The 2009 tournament was originally scheduled to be held in Ipoh, Malaysia, but eventually moved to Singapore, where it was held along the 6th Singapore International Chess Festival. It was won by Singapore IM Enrique Paciencia with a score of 7.5/9. Indian IM Jayaram Ashwin finished second with 6.5/9, and Australian master Max Illingworth finished in third place with 6/9.

===New Delhi 2019===
The 2019 edition was hosted in the capital city of India, New Delhi which had hosted the 2010,2015,2017,2018 editions. It was the third time in a row that New Delhi hosted the event. It was held  at The Leela Ambience Convention Hotel from 29 June 2019 to 7 July 2019. The tournament was won by Abhijeet Gupta of India. It was his fifth Commonwealth Chess Championship victory and the 8th time in a row an Indian has won the event.

===Melaka 2023–24===
After months of discussion and planning, the Commonwealth Chess Association agreed to award Malaysia to organize the Commonwealth Chess Championship 2023–24 in Quarter One of 2024 from 19 to 28 February 2024. Initially planned for 10 to 18 December 2023, MCF was advised not to use the dates due to the upcoming Asian Youth Chess Championship to be held in Al-Ain during the same period.

The CCC was last held in Sri Lanka in 2022 with 198 players took part in the Age Group event, and 98 players in the Open event.
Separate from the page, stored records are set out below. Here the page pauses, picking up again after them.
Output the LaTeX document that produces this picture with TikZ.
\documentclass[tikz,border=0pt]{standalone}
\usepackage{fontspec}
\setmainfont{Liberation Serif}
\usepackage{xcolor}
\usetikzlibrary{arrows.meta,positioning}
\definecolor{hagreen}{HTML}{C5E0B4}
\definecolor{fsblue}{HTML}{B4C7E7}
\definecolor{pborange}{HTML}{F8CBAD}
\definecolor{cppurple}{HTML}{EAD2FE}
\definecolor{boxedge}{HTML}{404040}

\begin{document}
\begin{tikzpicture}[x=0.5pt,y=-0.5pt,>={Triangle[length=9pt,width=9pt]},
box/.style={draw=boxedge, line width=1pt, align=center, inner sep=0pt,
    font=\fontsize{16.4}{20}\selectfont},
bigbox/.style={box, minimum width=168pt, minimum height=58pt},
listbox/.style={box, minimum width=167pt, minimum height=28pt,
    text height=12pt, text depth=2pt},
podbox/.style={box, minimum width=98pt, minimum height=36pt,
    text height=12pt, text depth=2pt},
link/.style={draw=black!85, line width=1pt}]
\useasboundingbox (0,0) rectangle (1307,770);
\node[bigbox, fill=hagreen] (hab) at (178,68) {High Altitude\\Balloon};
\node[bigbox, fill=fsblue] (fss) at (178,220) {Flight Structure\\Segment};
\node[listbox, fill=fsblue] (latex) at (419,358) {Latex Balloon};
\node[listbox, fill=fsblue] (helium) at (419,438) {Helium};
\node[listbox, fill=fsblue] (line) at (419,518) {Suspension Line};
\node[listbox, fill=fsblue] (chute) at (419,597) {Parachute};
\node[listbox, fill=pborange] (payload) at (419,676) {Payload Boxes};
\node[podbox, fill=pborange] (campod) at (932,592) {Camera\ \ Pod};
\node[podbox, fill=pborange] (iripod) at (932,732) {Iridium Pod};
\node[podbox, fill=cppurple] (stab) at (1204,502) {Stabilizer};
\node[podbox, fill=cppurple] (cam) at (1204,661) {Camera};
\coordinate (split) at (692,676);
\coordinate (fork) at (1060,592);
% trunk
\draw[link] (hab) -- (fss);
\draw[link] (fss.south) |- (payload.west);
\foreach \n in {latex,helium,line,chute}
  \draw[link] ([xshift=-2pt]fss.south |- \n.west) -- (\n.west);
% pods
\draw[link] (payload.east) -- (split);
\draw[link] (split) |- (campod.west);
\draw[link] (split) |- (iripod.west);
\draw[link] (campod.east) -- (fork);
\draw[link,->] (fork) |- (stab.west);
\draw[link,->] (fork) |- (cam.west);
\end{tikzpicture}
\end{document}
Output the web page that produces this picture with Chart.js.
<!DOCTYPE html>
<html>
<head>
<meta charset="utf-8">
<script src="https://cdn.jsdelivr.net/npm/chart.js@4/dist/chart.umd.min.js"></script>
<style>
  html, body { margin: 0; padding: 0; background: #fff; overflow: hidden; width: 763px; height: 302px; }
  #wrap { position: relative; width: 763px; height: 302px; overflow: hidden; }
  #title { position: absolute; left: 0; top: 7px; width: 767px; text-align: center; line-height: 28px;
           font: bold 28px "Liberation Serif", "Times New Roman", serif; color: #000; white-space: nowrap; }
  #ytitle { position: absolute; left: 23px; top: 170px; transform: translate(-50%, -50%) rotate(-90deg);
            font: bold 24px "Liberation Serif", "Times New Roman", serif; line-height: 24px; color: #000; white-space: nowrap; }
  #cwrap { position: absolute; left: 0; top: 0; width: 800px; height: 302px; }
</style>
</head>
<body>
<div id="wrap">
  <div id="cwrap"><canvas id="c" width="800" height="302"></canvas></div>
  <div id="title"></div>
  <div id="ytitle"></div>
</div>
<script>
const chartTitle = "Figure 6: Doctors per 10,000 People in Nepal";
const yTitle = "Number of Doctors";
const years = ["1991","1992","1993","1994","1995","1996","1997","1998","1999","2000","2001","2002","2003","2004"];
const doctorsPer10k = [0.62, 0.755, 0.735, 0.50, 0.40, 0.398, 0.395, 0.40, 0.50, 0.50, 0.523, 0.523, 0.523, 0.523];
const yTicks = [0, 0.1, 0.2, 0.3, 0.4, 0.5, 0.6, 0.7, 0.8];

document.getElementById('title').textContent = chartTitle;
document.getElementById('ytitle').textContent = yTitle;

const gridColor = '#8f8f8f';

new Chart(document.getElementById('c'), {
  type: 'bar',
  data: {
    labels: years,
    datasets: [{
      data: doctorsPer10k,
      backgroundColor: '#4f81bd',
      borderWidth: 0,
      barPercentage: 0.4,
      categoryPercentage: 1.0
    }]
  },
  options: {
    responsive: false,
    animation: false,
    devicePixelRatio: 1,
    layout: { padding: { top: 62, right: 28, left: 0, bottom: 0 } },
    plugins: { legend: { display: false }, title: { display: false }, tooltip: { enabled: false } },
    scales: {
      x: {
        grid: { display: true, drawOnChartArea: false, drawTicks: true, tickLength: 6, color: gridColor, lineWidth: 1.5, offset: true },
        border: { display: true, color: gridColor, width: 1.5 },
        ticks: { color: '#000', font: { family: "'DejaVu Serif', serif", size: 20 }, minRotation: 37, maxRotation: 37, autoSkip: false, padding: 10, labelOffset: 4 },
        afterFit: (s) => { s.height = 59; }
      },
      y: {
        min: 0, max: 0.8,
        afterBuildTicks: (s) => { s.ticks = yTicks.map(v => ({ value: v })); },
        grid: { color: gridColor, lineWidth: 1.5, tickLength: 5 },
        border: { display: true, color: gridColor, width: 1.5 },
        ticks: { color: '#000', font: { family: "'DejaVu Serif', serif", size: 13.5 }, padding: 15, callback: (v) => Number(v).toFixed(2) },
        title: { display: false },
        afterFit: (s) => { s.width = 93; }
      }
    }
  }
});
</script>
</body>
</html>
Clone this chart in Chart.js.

The best turnout was in 2013 – hosted by South Africa, when almost 900 players turned out when it had only 2 main sections to offer – the Open section with 314 players, and the challenger event with 567 players. The event skipped 2014 and when India resumed the event in 2015, it introduced the Age Group event with 268 youngsters taking part, and another 298 players in the Open section.

Malaysia hosted the event once in 1992 in Kuala Lumpur, and was supposed to host it again in 2009 but had to withdraw with Singapore taking over the event from Ipoh. For this Malaysia edition, the Age Group and the Open section have been maintained with an introduction of a Blitz event on the very last day of the Championship.